La política de la bombilla

“Toma mate, debe ser buen tipo” dice un conocido chiste de Twitter. Mientras más se autoperciben o son percibidos los políticos como distantes respecto de quienes los votan, más sobreactúan costumbres populares. El mate -como la joggineta o la grosería- es la paupérrima respuesta de la clase política a la acusación de que es una casta.

La política  de la bombilla
Haciendo política tomando mate

Empezaré por reconocer que no me gusta el mate, y que no me ha gustado nunca. En casa sólo lo tomaba mi padre, acostumbrado a noches de guardia en el cuartel de bomberos y trasnochadas de estudio. Lo hacía por la mañana como desayuno y por la tarde, a la hora de la merienda. Nunca a deshora. Mi madre lo tomaba por acompañarlo. Mi abuelo, chofer de camiones y colectivos, tomaba mate sólo cuando alguien le cebaba, no por iniciativa propia. Se los preparaba su cuñado, un exgendarme, que muchas veces oficiaba como compañero de ruta. A mi abuela no le gustaba. Eugenio su padre, un manchego que nunca aceptó su destino americano, decía que era bebida de vagos.

No sé si he heredado un prejuicio familiar contra el mate. Reconozco su importancia y su valor como bebida social, como factor de reunión, de compañía y conversación. No entiendo muy bien esa especie de dependencia permanente, esa angustia oral que sufren algunos que no pueden prescindir del mate, estén dando un paseo, asistiendo a un recital, a una reunión de trabajo o escuchando clases. Intuyo que andar todo el día con el termo debajo del brazo es una costumbre relativamente reciente, que tiene que ver con nuestras identidades contemporáneas, subalternas, débiles por definición.
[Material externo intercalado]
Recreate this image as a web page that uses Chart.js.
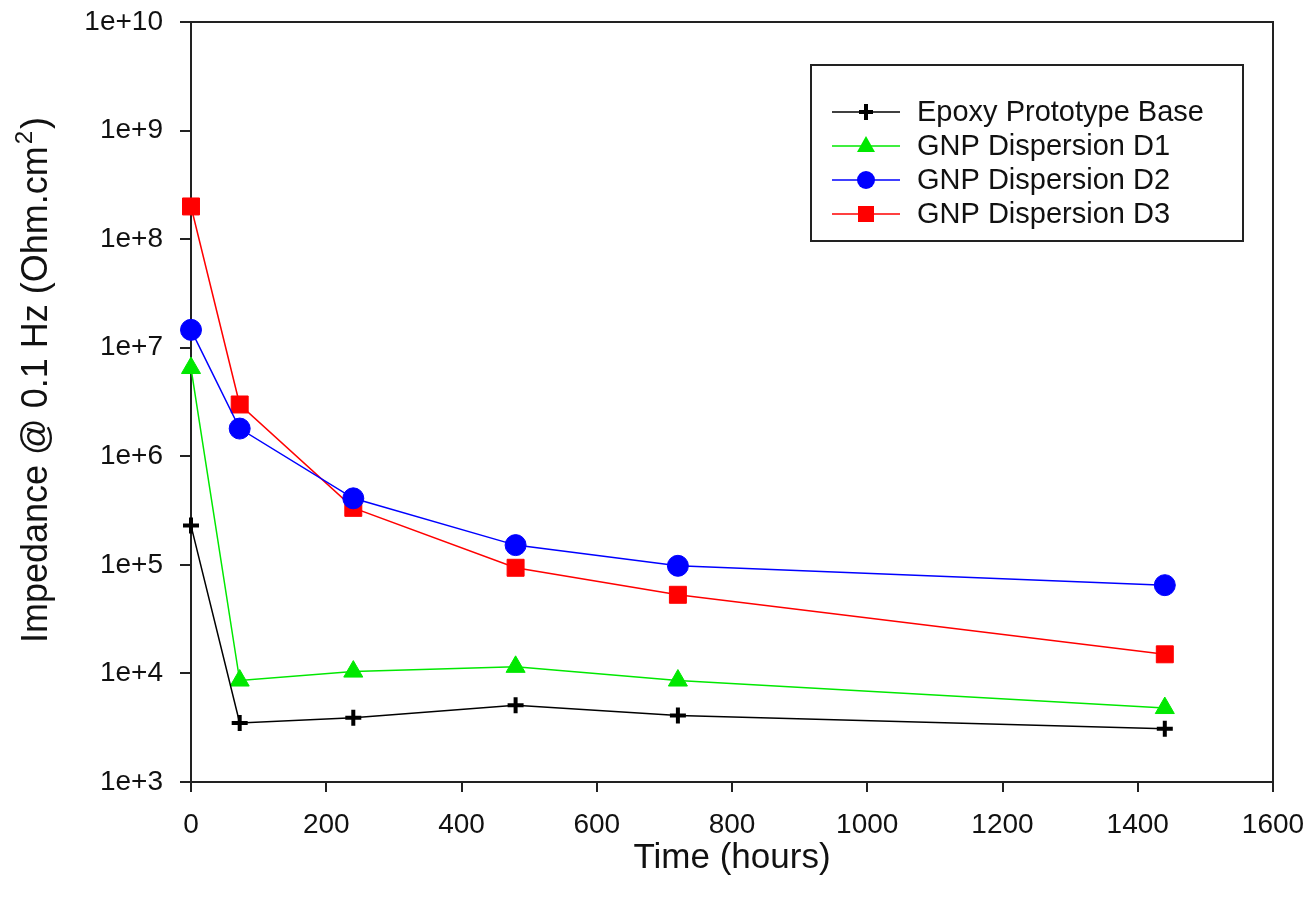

Más allá de prejuicios personales, la presencia del mate cambia de significación según el contexto. No miramos del mismo modo un mate en una reunión de amigos, en un fogón o un picnic, en la mesa de un estudiante solitario o de un profesional independiente, que en la mesa de entradas de una dependencia estatal o en el escritorio de un empleado o funcionario público. En los primeros casos se lo asocia al esparcimiento, a la distensión o al esfuerzo. En los otros, a la pérdida de tiempo y la ineficacia. No estoy diciendo que esto sea necesariamente así, estoy refiriéndome a las asociaciones más frecuentes.

Esta última interpretación debería ser tenida en cuenta por quienes han hecho del mate una presencia ritual, casi obligada, en las fotografías de funcionarios del gobierno nacional. Es parte imprescindible de la iconografía de los cargos ejecutivos de la administración Fernández. Presidente, canciller, ministros, gobernadores, intendentes. Todos se cuidan de ubicar un mate con su correspondiente termo (nacional o importado) sobre el escritorio o la mesa de reunión, en un lugar bien visible. Lo mismo de las puestas en escena a las que son tan afectos: reuniones con vecinos, con jóvenes o con trabajadores.

¿Qué sentido tiene este recurso simbólico del kirchnerismo tardío? Parece ser una reacción de respuesta ante el proceso de deslegitimación que está afectando a la clase política en general y que apunta principalmente al gobierno. Exhibir el mate -y los hábitos que le son propios- supone para ellos establecer un nexo de vinculación con las costumbres populares, del mismo modo que se ha vuelto común ver políticos en ropa deportiva o informal en actos oficiales, el destierro casi definitivo del traje y corbata, las expresiones coloquiales o incluso las vulgaridades en los debates y las entrevistas.

“Toma mate, debe ser buen tipo” dice un conocido chiste de Twitter. Mientras más se autoperciben o son percibidos los políticos como distantes respecto de quienes los votan, más sobreactúan costumbres populares. Una manifestación extrema es la reciente aparición de Juan Grabois en el estrado de un acto proselitista con mate en mano y el termo en el sobaco. El mate -como la joggineta o la grosería- es la paupérrima respuesta de la clase política a la acusación de que es una casta.

Nunca antes los políticos se parecieron más a la sociedad que dicen representar. Nunca antes estuvieron más enajenados de ella. Quizá sea cierto que el hábito hace al monje, y que para asumir una responsabilidad específica ante la sociedad sea necesario respetar un protocolo, hacer caso a las formas del poder, presentarse como tal y ser públicamente reconocido por los atributos que son propios.

Lo peor que puede hacer la política es disfrazarse de otra cosa.

El autor es Doctor en Filosofía Política.